#### Task to complete:
All the data must come back unchanged, except that pictures are left out.
---*---
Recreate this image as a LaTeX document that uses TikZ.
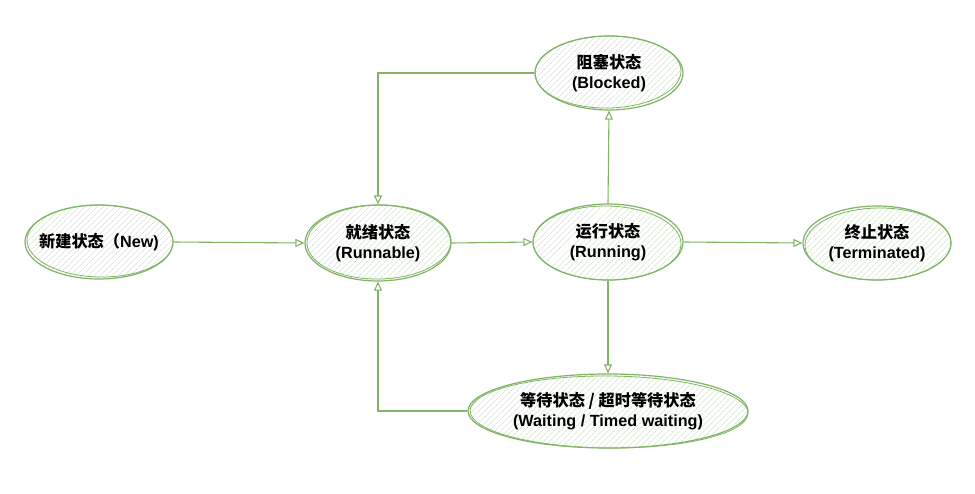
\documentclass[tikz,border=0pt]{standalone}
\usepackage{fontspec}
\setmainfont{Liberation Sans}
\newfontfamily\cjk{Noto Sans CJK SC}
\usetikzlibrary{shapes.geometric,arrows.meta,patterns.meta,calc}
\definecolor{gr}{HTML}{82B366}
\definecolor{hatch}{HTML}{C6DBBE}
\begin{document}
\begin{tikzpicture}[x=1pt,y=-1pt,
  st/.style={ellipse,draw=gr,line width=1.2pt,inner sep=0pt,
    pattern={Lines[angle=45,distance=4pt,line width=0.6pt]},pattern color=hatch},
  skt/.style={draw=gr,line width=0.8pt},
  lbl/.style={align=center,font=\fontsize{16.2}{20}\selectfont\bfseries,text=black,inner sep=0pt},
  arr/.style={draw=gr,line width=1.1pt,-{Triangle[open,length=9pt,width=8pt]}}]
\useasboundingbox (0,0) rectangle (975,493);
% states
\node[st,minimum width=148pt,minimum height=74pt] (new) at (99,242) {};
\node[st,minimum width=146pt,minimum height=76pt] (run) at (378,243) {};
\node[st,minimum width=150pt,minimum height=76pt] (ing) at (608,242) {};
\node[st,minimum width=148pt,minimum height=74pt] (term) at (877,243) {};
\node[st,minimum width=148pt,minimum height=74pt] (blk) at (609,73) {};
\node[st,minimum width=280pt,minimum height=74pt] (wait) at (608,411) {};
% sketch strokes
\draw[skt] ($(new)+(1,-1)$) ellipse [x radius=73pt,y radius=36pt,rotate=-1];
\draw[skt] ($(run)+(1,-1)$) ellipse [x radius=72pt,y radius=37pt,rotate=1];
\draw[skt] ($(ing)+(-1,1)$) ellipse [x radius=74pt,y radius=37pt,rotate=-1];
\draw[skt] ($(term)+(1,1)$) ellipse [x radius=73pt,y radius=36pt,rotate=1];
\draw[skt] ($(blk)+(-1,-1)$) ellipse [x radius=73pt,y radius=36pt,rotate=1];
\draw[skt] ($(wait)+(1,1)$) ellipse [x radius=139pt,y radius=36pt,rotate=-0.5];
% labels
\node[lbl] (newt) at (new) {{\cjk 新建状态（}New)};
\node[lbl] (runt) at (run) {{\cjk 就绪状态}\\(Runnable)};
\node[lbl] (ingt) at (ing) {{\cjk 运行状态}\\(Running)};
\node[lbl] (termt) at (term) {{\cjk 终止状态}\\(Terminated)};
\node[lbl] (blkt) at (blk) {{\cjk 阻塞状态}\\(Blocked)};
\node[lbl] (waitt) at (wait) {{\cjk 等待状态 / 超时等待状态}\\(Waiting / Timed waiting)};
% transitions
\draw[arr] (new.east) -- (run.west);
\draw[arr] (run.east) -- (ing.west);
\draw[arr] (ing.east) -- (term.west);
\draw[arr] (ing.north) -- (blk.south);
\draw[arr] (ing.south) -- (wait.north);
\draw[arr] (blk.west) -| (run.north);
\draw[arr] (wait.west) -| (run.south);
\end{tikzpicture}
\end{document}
---*---
#### Exercise answer:
Recreate this image as a LaTeX document that uses TikZ.
\documentclass[tikz,border=0pt]{standalone}
\usepackage{fontspec}
\setmainfont{Liberation Sans}
\newfontfamily\cjk{Noto Sans CJK SC}
\usetikzlibrary{shapes.geometric,arrows.meta,patterns.meta,calc}
\definecolor{gr}{HTML}{82B366}
\definecolor{hatch}{HTML}{C6DBBE}
\begin{document}
\begin{tikzpicture}[x=1pt,y=-1pt,
  st/.style={ellipse,draw=gr,line width=1.2pt,inner sep=0pt,
    pattern={Lines[angle=45,distance=4pt,line width=0.6pt]},pattern color=hatch},
  skt/.style={draw=gr,line width=0.8pt},
  lbl/.style={align=center,font=\fontsize{16.2}{20}\selectfont\bfseries,text=black,inner sep=0pt},
  arr/.style={draw=gr,line width=1.1pt,-{Triangle[open,length=9pt,width=8pt]}}]
\useasboundingbox (0,0) rectangle (975,493);
% states
\node[st,minimum width=148pt,minimum height=74pt] (new) at (99,242) {};
\node[st,minimum width=146pt,minimum height=76pt] (run) at (378,243) {};
\node[st,minimum width=150pt,minimum height=76pt] (ing) at (608,242) {};
\node[st,minimum width=148pt,minimum height=74pt] (term) at (877,243) {};
\node[st,minimum width=148pt,minimum height=74pt] (blk) at (609,73) {};
\node[st,minimum width=280pt,minimum height=74pt] (wait) at (608,411) {};
% sketch strokes
\draw[skt] ($(new)+(1,-1)$) ellipse [x radius=73pt,y radius=36pt,rotate=-1];
\draw[skt] ($(run)+(1,-1)$) ellipse [x radius=72pt,y radius=37pt,rotate=1];
\draw[skt] ($(ing)+(-1,1)$) ellipse [x radius=74pt,y radius=37pt,rotate=-1];
\draw[skt] ($(term)+(1,1)$) ellipse [x radius=73pt,y radius=36pt,rotate=1];
\draw[skt] ($(blk)+(-1,-1)$) ellipse [x radius=73pt,y radius=36pt,rotate=1];
\draw[skt] ($(wait)+(1,1)$) ellipse [x radius=139pt,y radius=36pt,rotate=-0.5];
% labels
\node[lbl] (newt) at (new) {{\cjk 新建状态（}New)};
\node[lbl] (runt) at (run) {{\cjk 就绪状态}\\(Runnable)};
\node[lbl] (ingt) at (ing) {{\cjk 运行状态}\\(Running)};
\node[lbl] (termt) at (term) {{\cjk 终止状态}\\(Terminated)};
\node[lbl] (blkt) at (blk) {{\cjk 阻塞状态}\\(Blocked)};
\node[lbl] (waitt) at (wait) {{\cjk 等待状态 / 超时等待状态}\\(Waiting / Timed waiting)};
% transitions
\draw[arr] (new.east) -- (run.west);
\draw[arr] (run.east) -- (ing.west);
\draw[arr] (ing.east) -- (term.west);
\draw[arr] (ing.north) -- (blk.south);
\draw[arr] (ing.south) -- (wait.north);
\draw[arr] (blk.west) -| (run.north);
\draw[arr] (wait.west) -| (run.south);
\end{tikzpicture}
\end{document}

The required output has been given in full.